Hunting on, the heat and altitude would exhaust a healthy man, but Corbett had a severe inner ear abscess. His left eye was swollen shut and he was dangerously lightheaded. Finally, overcome with vertigo, Corbett climbed into an oak tree to rest. His abscess ruptured and he was able to resume his hunt in better shape.
The next day he got another shot at the tigress when she presented broadside at 60 yards. The bullet passed through the animal, and she disappeared. Following a blood trail, he found the tigress hiding, poised to spring at him. Shooting before she launched her attack, ‘my first bullet raked her from end to end and the second bullet broke her neck’.
When I visited the owner in Surrey, I found the 80-year-old skin faded but in better condition than expected. The owner’s great-grandfather was born in India in 1875. He had returned to England in 1921, remaining in touch with his childhood friend, Jim Corbett, who it’s thought gave the skin to him in the early 1940s.
The tigress is relatively small but well mounted, in fierce, snarling pose by Van Ingen, with four bullet holes. As Corbett recounts: the first shot on April 9 ‘bushed’ on the tiger’s shoulder, the second, fired as she fell over the cliff, missed, as did the third. On April 12, his fourth had ‘gone clean through’ and the fifth and sixth shots proved fatal.

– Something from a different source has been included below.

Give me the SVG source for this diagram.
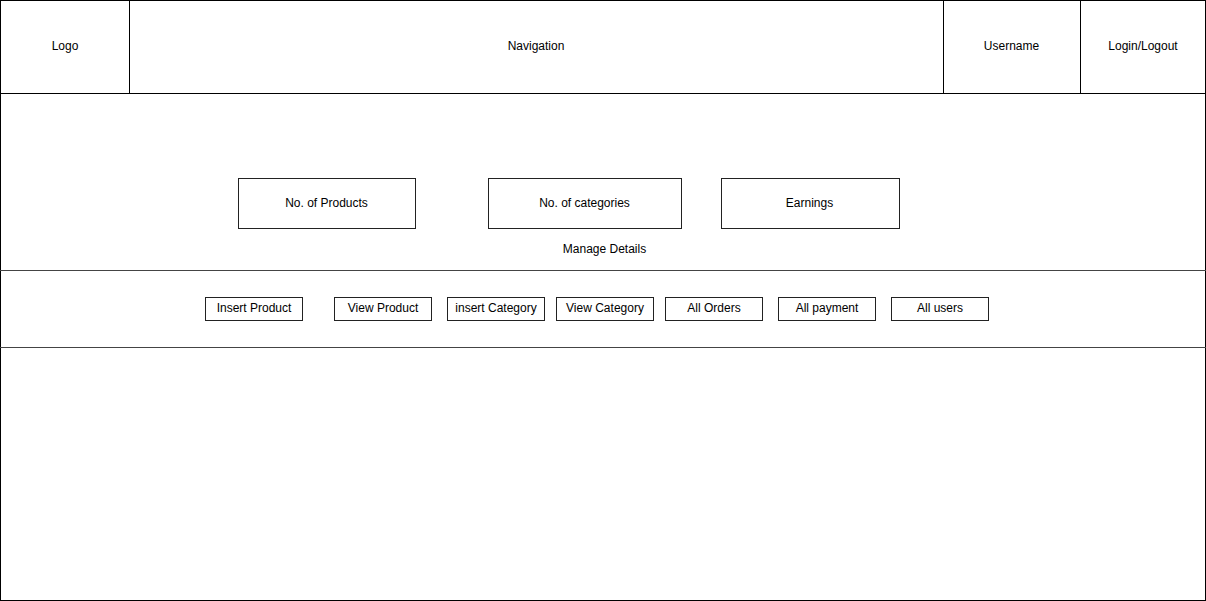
<svg xmlns="http://www.w3.org/2000/svg" width="1206" height="601" viewBox="0 0 1206 601">
<style>
.frame{fill:#fff;stroke:#000;stroke-width:1}
.sec{fill:none;stroke:#444;stroke-width:1}
.box{fill:#fff;stroke:#222;stroke-width:1}
text{font-family:"Liberation Sans",Arial,Helvetica,sans-serif;font-size:12px;fill:#000;text-anchor:middle;dominant-baseline:central}
</style>
<rect x="0" y="0" width="1206" height="601" fill="#fff"/>
<g id="page"><rect class="frame" x="0.5" y="0.5" width="1205" height="600"/></g>
<g id="header">
<line x1="0" y1="93.5" x2="1206" y2="93.5" stroke="#000"/>
</g>
<g id="logo"><line x1="129.5" y1="0" x2="129.5" y2="93.5" stroke="#000"/><text x="65" y="46">Logo</text></g>
<g id="navigation"><text x="536" y="46">Navigation</text></g>
<g id="username"><line x1="943.5" y1="0" x2="943.5" y2="93.5" stroke="#000"/><text x="1011.5" y="46">Username</text></g>
<g id="login"><line x1="1080.5" y1="0" x2="1080.5" y2="93.5" stroke="#000"/><text x="1143" y="46">Login/Logout</text></g>
<g id="sections">
<line class="sec" x1="0" y1="270.5" x2="1206" y2="270.5"/>
<line class="sec" x1="0" y1="347.5" x2="1206" y2="347.5"/>
</g>
<g id="products"><rect class="box" x="238.5" y="178.5" width="177" height="50"/><text x="326.5" y="203">No. of Products</text></g>
<g id="categories"><rect class="box" x="488.5" y="178.5" width="193" height="50"/><text x="584.5" y="203">No. of categories</text></g>
<g id="earnings"><rect class="box" x="721.5" y="178.5" width="178" height="50"/><text x="809.5" y="203">Earnings</text></g>
<g id="manage"><text x="604.5" y="249">Manage Details</text></g>
<g id="btn-insert-product"><rect class="box" x="205.5" y="297.5" width="97" height="23"/><text x="254" y="308">Insert Product</text></g>
<g id="btn-view-product"><rect class="box" x="334.5" y="297.5" width="97" height="23"/><text x="383" y="308">View Product</text></g>
<g id="btn-insert-category"><rect class="box" x="447.5" y="297.5" width="97" height="23"/><text x="496" y="308">insert Category</text></g>
<g id="btn-view-category"><rect class="box" x="556.5" y="297.5" width="97" height="23"/><text x="605" y="308">View Category</text></g>
<g id="btn-all-orders"><rect class="box" x="665.5" y="297.5" width="97" height="23"/><text x="714" y="308">All Orders</text></g>
<g id="btn-all-payment"><rect class="box" x="778.5" y="297.5" width="97" height="23"/><text x="827" y="308">All payment</text></g>
<g id="btn-all-users"><rect class="box" x="891.5" y="297.5" width="97" height="23"/><text x="940" y="308">All users</text></g>
<g id="connectors"></g>
</svg>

In 2021, I uncovered lost letters from Jim Corbett to his friend Sir William Ibbotson. Among them were images of the Talla Des Tigress and her cubs. Linking those old photographs, re-reading Corbett’s incredible story, and now contemplating her faded skin on the floor of a Surbiton bedroom somehow condensed the last century into places and objects. How our world has changed.